Even budget carriers were hit, with Ryanair dropping close to four per cent and easyJet falling 1.5 per cent.

Shares in American Airlines’ parent company AMR nosedived by a third on Monday amid fears that the carrier may be forced into Chapter 11 bankruptcy protection.

Under Chapter 11 a company can enter bankruptcy on its own terms.

Yesterday its shares recovered slightly from a 41 per cent slump on Monday, which triggered automatic halts in trading.

Rumours about a possible restructuring appear to have sparked the sell-off, including reports that a large number of pilots were retiring early in case a filing affected their retirement plans.

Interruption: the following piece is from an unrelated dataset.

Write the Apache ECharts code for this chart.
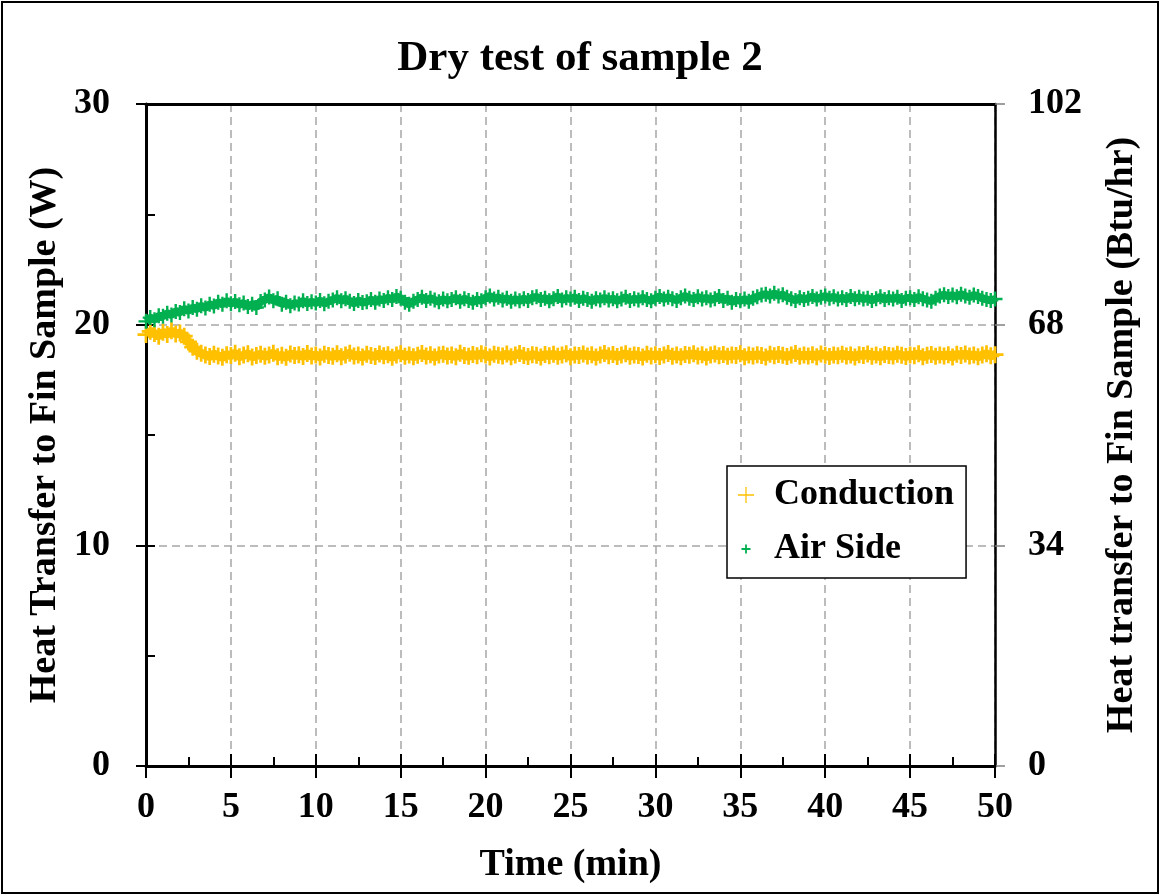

Fears of a second recession in the US also contributed towards the share drop, which affected other airline shares.

Delta Air Lines shares rose around four per cent yesterday, after an 11.3 per cent fall, while United Continental was flat in the wake of Monday’s 11.7 per cent drop.

AMR said there was “no company-driven news that caused the volatility” and described market about bankruptcy as “rumours and speculation”. The Texas-based carrier maintains that it does not want to file for bankruptcy protection.

Earlier in the week the International Air Transport Association said the total passenger market was down 1.6 per cent while cargo was down 1.3 per cent compared with July.